Minksy – in Society of Mind – was confounded by how intelligence could emerge from non-intelligence. He inscribed a boundary on science – he noted that reasoning was spatial physical, metaphorical, embodied in our primeval understanding of our world. In doing so he presaged the cognitive psychologists, Lakoff, Wittegenstein, Rosch. We use spatial metaphors; we get “on top of” problems, we “get to the bottom of” issues. Intelligence he reasoned was a reuse of primal wetware – what Lakoff would later note as Embodiment. Minksy decomposed reasoning into what he would call a hierarchy but I would call a teepee of agents each like a thermostat maniacally focused on a single goal.
Next we encounter an idea of a verb; invoking language itself to describe language. Motion, as an action, as an activity, as a key to a homeostasis. As situated and historical, as composed of heterogenous partners.
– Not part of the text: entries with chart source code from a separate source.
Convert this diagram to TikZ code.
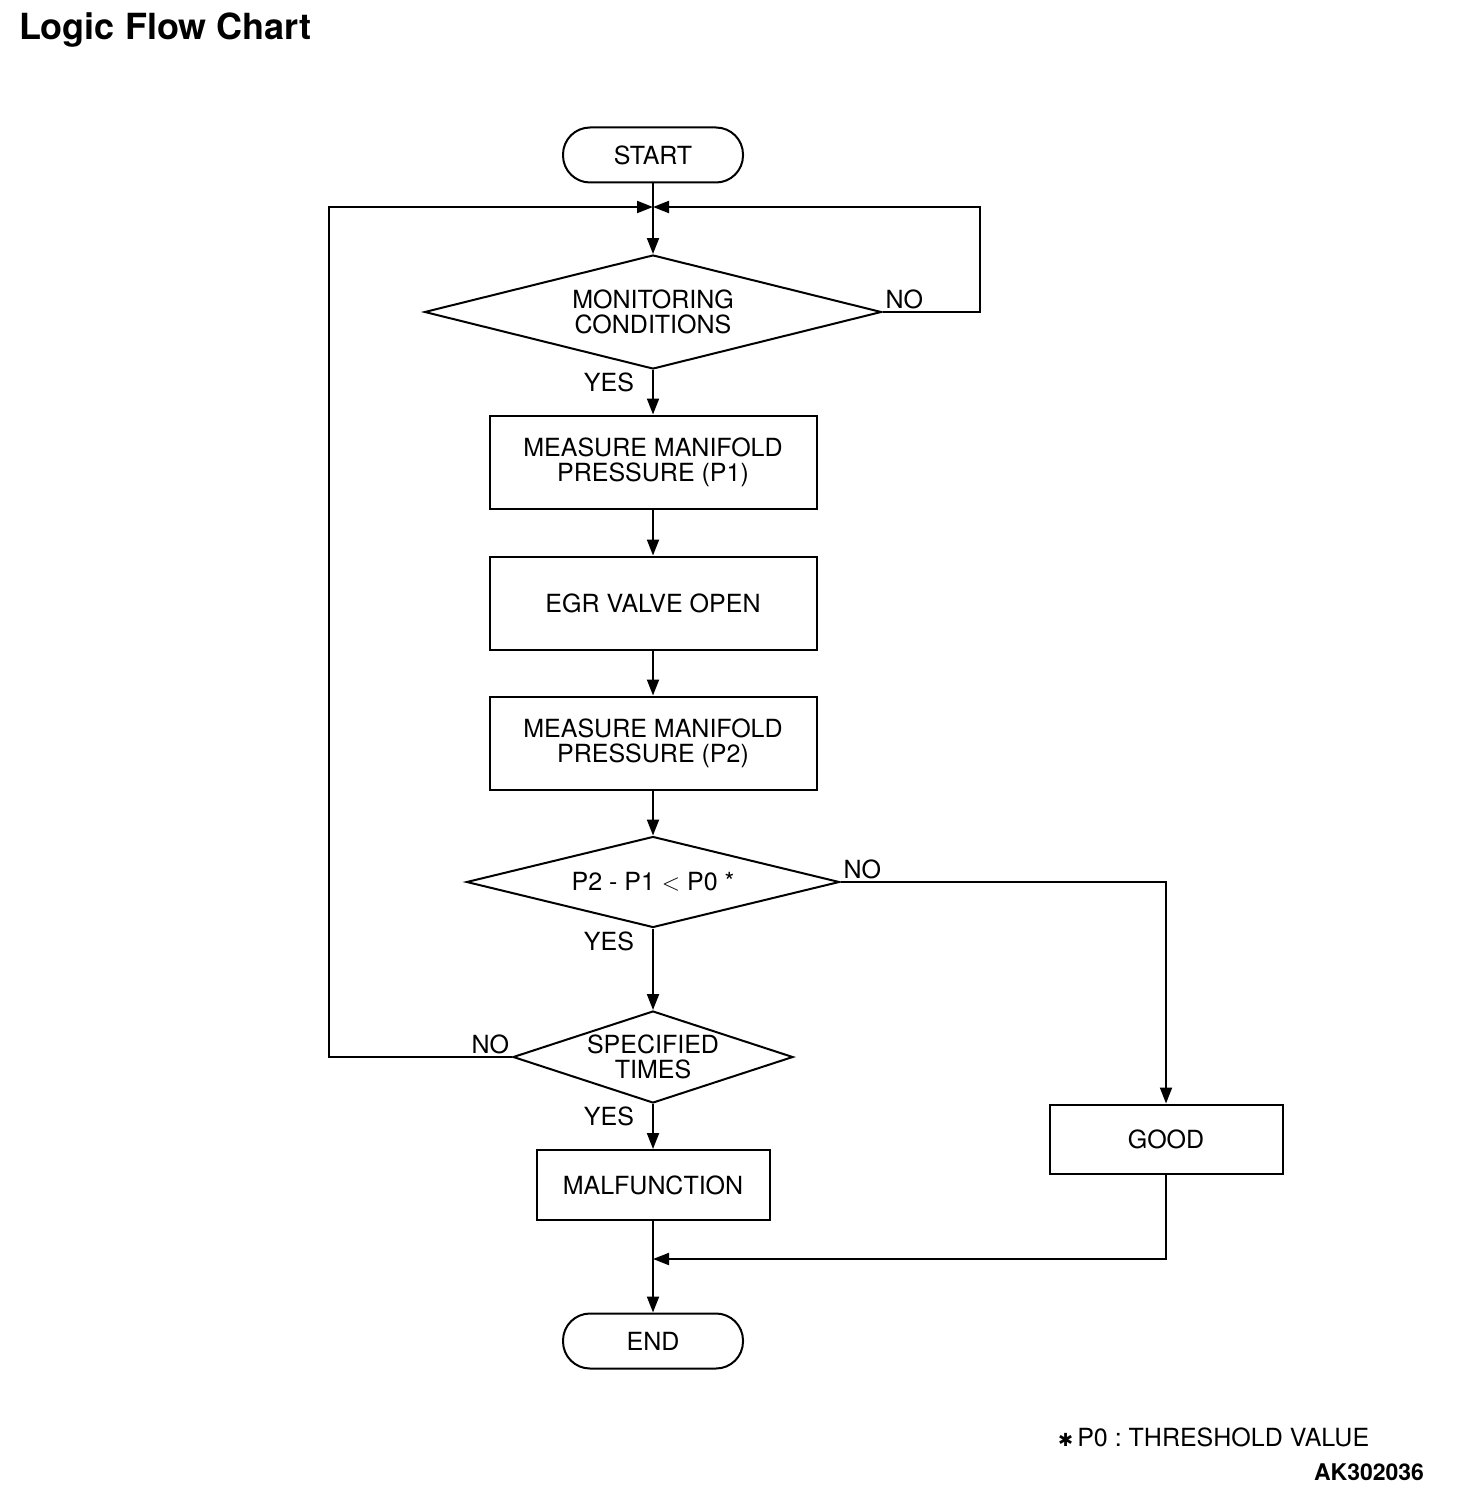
\documentclass[tikz,border=0pt]{standalone}
\usepackage{fontspec}
\setmainfont{TeX Gyre Heros}
\newfontfamily\symfont{DejaVu Sans}
\usetikzlibrary{shapes.geometric,arrows.meta}
\frenchspacing
\begin{document}
\begin{tikzpicture}[x=0.5pt,y=-0.5pt,line width=1pt,
  >={Triangle[length=8pt,width=6pt]},
  font=\fontsize{12.5}{12.5}\selectfont,
  term/.style={draw,rounded corners=13.5pt,minimum width=90pt,minimum height=27.5pt,inner sep=0pt},
  box/.style={draw,rectangle,minimum width=163.5pt,minimum height=46.5pt,align=center,inner sep=0pt},
  decision/.style={draw,diamond,inner sep=0pt,align=center},
  lbl/.style={inner sep=1pt}]
\useasboundingbox (0,0) rectangle (1456,1492);
% title
\node[anchor=base west,inner sep=0pt,font=\fontsize{18}{20}\selectfont\bfseries] (title) at (18,40) {Logic Flow Chart};
% nodes
\node[term] (start) at (653,155) {START};
\coordinate (j) at (653,207);
\coordinate (jl) at (329,207);
\coordinate (jr) at (980,207);
\node[decision,aspect=4,minimum width=228.5pt,minimum height=57pt] (mon) at (653,312) {MONITORING\\CONDITIONS};
\node[box] (p1) at (653,462) {MEASURE MANIFOLD\\PRESSURE (P1)};
\node[box] (egr) at (653,603) {EGR VALVE OPEN};
\node[box] (p2) at (653,743) {MEASURE MANIFOLD\\PRESSURE (P2)};
\node[decision,aspect=4,minimum width=186.5pt,minimum height=45.5pt] (cmp) at (653,882) {P2 - P1 $<$ P0 *};
\node[decision,aspect=3,minimum width=140pt,minimum height=46pt] (times) at (653,1057) {SPECIFIED\\TIMES};
\node[box,minimum width=116.5pt,minimum height=35pt] (malf) at (653,1185) {MALFUNCTION};
\node[box,minimum width=116.5pt,minimum height=34.5pt] (good) at (1166,1139) {GOOD};
\coordinate (m) at (653,1259);
\node[term] (end) at (653,1341) {END};
% labels
\node[lbl,anchor=south west] (no1) at (mon.east) {NO};
\node[lbl,anchor=north east] (yes1) at ([xshift=-8pt]mon.south) {YES};
\node[lbl,anchor=south west] (no2) at (cmp.east) {NO};
\node[lbl,anchor=north east] (yes2) at ([xshift=-8pt]cmp.south) {YES};
\node[lbl,anchor=south east] (no3) at (times.west) {NO};
\node[lbl,anchor=north east] (yes3) at ([xshift=-8pt]times.south) {YES};
% connectors
\draw[->] (start) -- (mon);
\draw[->] (mon.east) -| (jr) -- (j);
\draw[->] (times.west) -| (jl) -- (j);
\draw[->] (mon) -- (p1);
\draw[->] (p1) -- (egr);
\draw[->] (egr) -- (p2);
\draw[->] (p2) -- (cmp);
\draw[->] (cmp) -- (times);
\draw[->] (cmp.east) -| (good.north);
\draw[->] (times) -- (malf);
\draw[->] (good.south) |- (m);
\draw[->] (malf) -- (end);
% footnote
\node[anchor=base west,inner sep=0pt] (note) at (1057,1446) {{\symfont\fontsize{9}{9}\selectfont ✱}\,P0 : THRESHOLD VALUE};
\node[anchor=base east,inner sep=0pt,font=\fontsize{11.5}{11.5}\selectfont\bfseries] (code) at (1425,1480) {AK302036};
\end{tikzpicture}
\end{document}
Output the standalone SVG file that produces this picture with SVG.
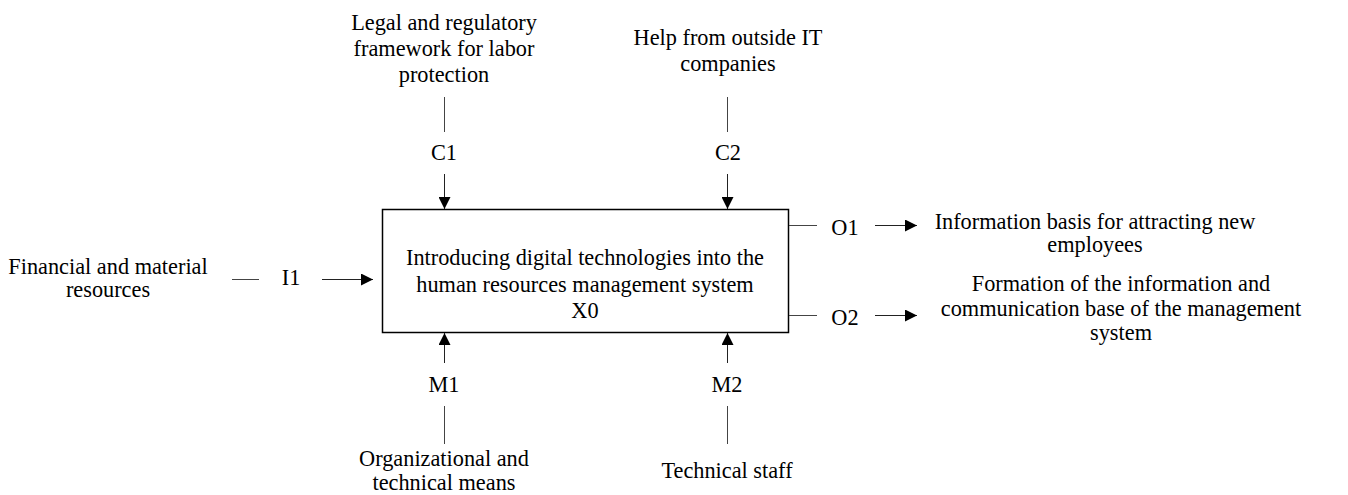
<svg xmlns="http://www.w3.org/2000/svg" width="1348" height="495" viewBox="0 0 1348 495">
<style>
text{font-family:"Liberation Serif","Times New Roman",serif;font-size:22.3px;fill:#000;text-anchor:middle}
.ln{stroke:#444;stroke-width:1;fill:none}
.ar{stroke:#222;stroke-width:1;fill:none;marker-end:url(#ah)}
</style>
<defs>
<marker id="ah" markerWidth="12" markerHeight="12" viewBox="0 0 12 12" refX="12" refY="6" orient="auto" markerUnits="userSpaceOnUse">
<path d="M0,0 L12,6 L0,12 Z" fill="#000"/>
</marker>
</defs>
<rect width="1348" height="495" fill="#fff"/>
<g id="X0">
<rect x="382.5" y="209.5" width="406" height="123" fill="#fff" stroke="#000" stroke-width="1.5"/>
<text x="585" y="265">Introducing digital technologies into the</text>
<text x="585" y="292">human resources management system</text>
<text x="585" y="318">X0</text>
</g>
<g id="connectors">
<line class="ln" x1="444.5" y1="97" x2="444.5" y2="132"/>
<line class="ar" x1="444.5" y1="174" x2="444.5" y2="209"/>
<line class="ln" x1="727.5" y1="97" x2="727.5" y2="132"/>
<line class="ar" x1="727.5" y1="174" x2="727.5" y2="209"/>
<line class="ar" x1="444.5" y1="363" x2="444.5" y2="333"/>
<line class="ln" x1="444.5" y1="406" x2="444.5" y2="444"/>
<line class="ar" x1="727.5" y1="363" x2="727.5" y2="333"/>
<line class="ln" x1="727.5" y1="406" x2="727.5" y2="444"/>
<line class="ln" x1="232" y1="279.5" x2="259" y2="279.5"/>
<line class="ar" x1="322" y1="279.5" x2="373" y2="279.5"/>
<line class="ln" x1="789" y1="225.5" x2="817" y2="225.5"/>
<line class="ar" x1="875" y1="225.5" x2="917" y2="225.5"/>
<line class="ln" x1="789" y1="315.5" x2="817" y2="315.5"/>
<line class="ar" x1="875" y1="315.5" x2="917" y2="315.5"/>
</g>
<g id="C1">
<text x="444" y="30">Legal and regulatory</text>
<text x="444" y="56">framework for labor</text>
<text x="444" y="82">protection</text>
<text x="444" y="160">C1</text>
</g>
<g id="C2">
<text x="728" y="45">Help from outside IT</text>
<text x="728" y="71">companies</text>
<text x="728" y="160">C2</text>
</g>
<g id="I1">
<text x="108" y="274">Financial and material</text>
<text x="108" y="297">resources</text>
<text x="291" y="285">I1</text>
</g>
<g id="M1">
<text x="444" y="392">M1</text>
<text x="444" y="466">Organizational and</text>
<text x="444" y="490">technical means</text>
</g>
<g id="M2">
<text x="727" y="392">M2</text>
<text x="727" y="478">Technical staff</text>
</g>
<g id="O1">
<text x="845" y="235">O1</text>
<text x="1095" y="229">Information basis for attracting new</text>
<text x="1095" y="252">employees</text>
</g>
<g id="O2">
<text x="845" y="325">O2</text>
<text x="1121" y="291">Formation of the information and</text>
<text x="1121" y="316">communication base of the management</text>
<text x="1121" y="340">system</text>
</g>
</svg>
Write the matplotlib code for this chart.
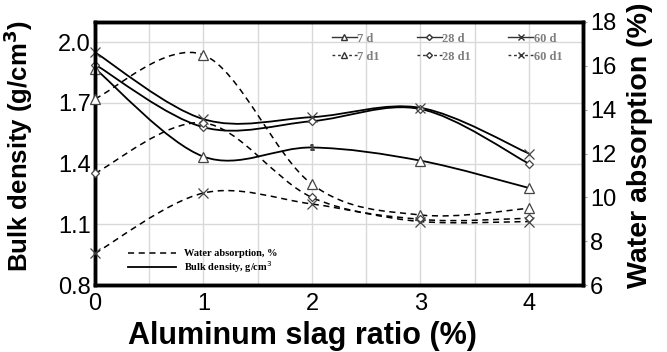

It’s as if the world itself is at risk of a suicide due to some kind of Pauli exclusion principle. So many video game developers reach the same conclusion – they learn that their toy worlds are characterized by the maxim “Objects in the real world have only one thing in common – they are all different”.
Moving along. We encounter an observation of things, material, not duplicates; as if like how when you think about numbers it is the prime numbers that stand up the brightest in the field while the rest collapse away; mere echoes and duplicates of beautiful primes. Reality is continuous however; we arbitrarily invoke cleaving planes for the purposes of rendering finite the infinite.
A single word ‘knots’ demands attention. In fact this week it was remarked in Nature that “The Higgs field is also thought to make a small contribution, giving mass to individual quarks as well as to electrons and some other particles. The Higgs field creates mass out of the quantum vacuum too, in the form of virtual Higgs bosons. So if the LHC confirms that the Higgs exists, it will mean all reality is virtual”. If that’s true then Second Life is literally equivalent to the real world. It just becomes another pattern knotted into an energy field. Perhaps the fields are not transitive. One cannot walk from Second Life into the real world and back again without some kind of translation boundary – but nevertheless it creates an equal footing.
Ultimately I feel she’s speaking about a kaleidoscope of reality; a lens of confusion and self similar mirrorlike ghosts and reflection. But I don’t know that “things” are really as disjoint from each other as imagined. It is an assertion I have a tension with. It is certainly the intersection between things that is most interesting, the relationships. Is semiosis a reference to how artifacts construct their own meaning? Or how they tickle our senses and challenge us to construct meaning from them? Is what she is speaking about an attempt to denote the fusion of the the world and the rotating kaleiodoscope that is the actual truth of Plato’s cave.